Месяцы шли, и опасения Кловиса подтверждались. В июне 1849 года в Париже снова произошли волнения. Возникли баррикады на улицах Сен-Мартен, Жан-Жак Руссо, Транснонен. Правительство стало преследовать некоторых политических деятелей. Кловис понял, что больше ждать нельзя, и решил тем же летом покинуть Францию с семьей.
Поль - малыш Поль, как его звали родители, - еще не был крещен. В предвидении длительного путешествия (до Перу надо было плыть три или четыре месяца, смотря по обстоятельствам) Алина решила не откладывать больше крещение сына. Церемония состоялась 19 июля в церкви Нотр-Дам де Лоретт Кловис на ней не присутствовал, очевидно, его республиканские взгляды сочетались с вольтерьянством. Крестным отцом мальчика был его дед Гийом из Орлеана.
В это же время чета Гогенов обратилась к близкому другу Флоры Тристан (он был свидетелем на свадьбе Алины), бывшему ученику Энгра, художнику Жюлю Лору, удостоенному медали Салона, с просьбой написать портрет малыша Поля. На портрете Жюля Лора годовалый Поль изображен голым до пояса - одну руку он прижимает к груди. У малыша круглое, живое лицо, светлые с рыжеватым отливом волосы, он смотрит на мир простодушными голубыми глазами.
Честолюбивые планы Луи-Наполеона, повлиявшие на жизнь семьи политического журналиста, толкнули невинного ребенка навстречу его судьбе.
*
В августе 1849 года малыша Поля внезапно вырвали из привычной обстановки. Семья Гогенов погрузилась в Гавре на бриг "Альбер" - судно, совершавшее рейсы в Южную Америку и лишенное элементарных удобств.

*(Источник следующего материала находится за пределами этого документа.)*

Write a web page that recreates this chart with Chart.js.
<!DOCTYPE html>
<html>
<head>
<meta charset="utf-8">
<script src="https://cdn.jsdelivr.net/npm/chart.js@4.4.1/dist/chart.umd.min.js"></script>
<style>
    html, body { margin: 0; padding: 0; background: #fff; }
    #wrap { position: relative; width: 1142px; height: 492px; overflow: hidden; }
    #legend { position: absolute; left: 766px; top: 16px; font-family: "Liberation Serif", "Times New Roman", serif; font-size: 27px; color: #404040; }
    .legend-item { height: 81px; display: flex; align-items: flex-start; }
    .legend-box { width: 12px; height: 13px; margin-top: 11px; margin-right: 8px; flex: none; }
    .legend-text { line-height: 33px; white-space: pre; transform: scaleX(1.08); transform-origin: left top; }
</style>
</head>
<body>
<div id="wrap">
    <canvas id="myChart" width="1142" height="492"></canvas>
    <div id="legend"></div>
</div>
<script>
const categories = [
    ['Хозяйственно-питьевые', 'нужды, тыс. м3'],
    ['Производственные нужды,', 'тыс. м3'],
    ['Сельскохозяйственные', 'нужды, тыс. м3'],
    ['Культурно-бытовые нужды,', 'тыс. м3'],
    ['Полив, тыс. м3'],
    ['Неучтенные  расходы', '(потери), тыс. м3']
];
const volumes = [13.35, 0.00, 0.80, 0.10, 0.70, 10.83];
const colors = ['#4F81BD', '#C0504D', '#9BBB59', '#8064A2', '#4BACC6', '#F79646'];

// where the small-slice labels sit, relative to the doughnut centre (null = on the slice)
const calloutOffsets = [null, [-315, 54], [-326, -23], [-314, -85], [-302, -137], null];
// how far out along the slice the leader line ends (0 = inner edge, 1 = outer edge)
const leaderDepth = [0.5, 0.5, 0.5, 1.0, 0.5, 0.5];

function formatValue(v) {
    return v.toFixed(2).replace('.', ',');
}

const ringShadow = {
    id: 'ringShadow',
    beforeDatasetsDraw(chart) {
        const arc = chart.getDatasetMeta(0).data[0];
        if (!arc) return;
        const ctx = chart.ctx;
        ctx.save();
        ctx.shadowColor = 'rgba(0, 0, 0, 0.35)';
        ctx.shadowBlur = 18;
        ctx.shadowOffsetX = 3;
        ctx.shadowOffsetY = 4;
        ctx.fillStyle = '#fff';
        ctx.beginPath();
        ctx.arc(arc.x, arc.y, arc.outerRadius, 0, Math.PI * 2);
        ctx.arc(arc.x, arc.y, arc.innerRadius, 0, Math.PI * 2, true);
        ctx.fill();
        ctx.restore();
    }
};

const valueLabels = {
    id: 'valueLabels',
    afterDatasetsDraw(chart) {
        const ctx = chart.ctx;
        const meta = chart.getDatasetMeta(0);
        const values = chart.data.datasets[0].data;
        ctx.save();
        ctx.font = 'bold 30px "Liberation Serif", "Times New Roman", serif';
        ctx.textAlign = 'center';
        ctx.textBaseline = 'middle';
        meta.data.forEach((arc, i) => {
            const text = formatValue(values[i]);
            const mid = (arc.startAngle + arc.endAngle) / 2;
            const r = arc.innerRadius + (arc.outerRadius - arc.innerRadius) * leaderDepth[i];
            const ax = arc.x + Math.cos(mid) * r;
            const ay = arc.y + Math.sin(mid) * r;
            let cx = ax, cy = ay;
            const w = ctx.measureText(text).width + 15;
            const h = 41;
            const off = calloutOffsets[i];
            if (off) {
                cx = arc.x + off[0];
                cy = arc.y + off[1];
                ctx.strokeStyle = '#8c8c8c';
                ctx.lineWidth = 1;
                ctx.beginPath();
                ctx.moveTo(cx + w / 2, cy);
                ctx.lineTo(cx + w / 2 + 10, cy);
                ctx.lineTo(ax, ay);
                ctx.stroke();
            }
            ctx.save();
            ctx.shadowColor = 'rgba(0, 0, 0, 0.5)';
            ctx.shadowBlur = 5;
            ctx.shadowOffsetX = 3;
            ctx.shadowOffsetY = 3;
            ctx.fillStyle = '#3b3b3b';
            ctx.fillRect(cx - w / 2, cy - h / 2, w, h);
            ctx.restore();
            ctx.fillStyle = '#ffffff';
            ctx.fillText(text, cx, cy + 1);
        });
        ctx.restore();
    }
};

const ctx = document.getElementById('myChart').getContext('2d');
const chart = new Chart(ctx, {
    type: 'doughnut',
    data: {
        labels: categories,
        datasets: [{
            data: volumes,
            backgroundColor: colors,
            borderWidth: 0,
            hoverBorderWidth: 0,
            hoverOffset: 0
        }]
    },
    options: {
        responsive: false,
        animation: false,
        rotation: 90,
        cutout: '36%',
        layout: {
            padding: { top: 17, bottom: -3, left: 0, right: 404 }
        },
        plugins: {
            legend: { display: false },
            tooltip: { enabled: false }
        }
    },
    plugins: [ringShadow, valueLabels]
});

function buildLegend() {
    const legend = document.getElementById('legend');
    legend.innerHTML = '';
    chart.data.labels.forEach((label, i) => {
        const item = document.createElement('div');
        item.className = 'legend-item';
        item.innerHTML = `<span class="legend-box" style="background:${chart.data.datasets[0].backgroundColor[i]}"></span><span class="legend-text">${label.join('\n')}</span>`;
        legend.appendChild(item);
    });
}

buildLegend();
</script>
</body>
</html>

Плавание с первых же дней проходило в тяжелых условиях. Утлое суденышко швыряло из стороны в сторону. Как-то ночью малыш Поль проснулся от внезапного толчка. В тесной каюте все ходило ходуном, ночную тьму оглашали какие-то звуки - то глухие, то пронзительные, что-то трещало. Малыш Поль с расширенными от ужаса глазами поднял крик. Подбежавшая Алина склонилась над койкой, где метался ребенок. Она стала ласково успокаивать его. При виде знакомого лица, в котором он привык находить нежность и утешение, малыш понемногу оправился от страха и безмятежно заснул.
Вскоре материнское лицо станет для Поля единственным воплощением опоры и защиты в мире.
На борту "Альбера" Гогены страдали не только от неудобств. Им приходилось сносить грубость капитана, бесцеремонного наглеца, который обращался с ними самым оскорбительным образом. Кловис непрерывно ссорился с ним. Эти вечные стычки были совсем некстати - Кловис страдал болезнью сердца. Уж не волнения ли обострили его болезнь? Алина навсегда осталась в этой уверенности. Так или иначе, 30 октября, когда "Альбер", достигший оконечности Патагонии, стоял на якоре в Порт-Фамин, Кловис упал замертво в шлюпке, которая должна была доставить его на берег. Смерть произошла от разрыва аневризмы.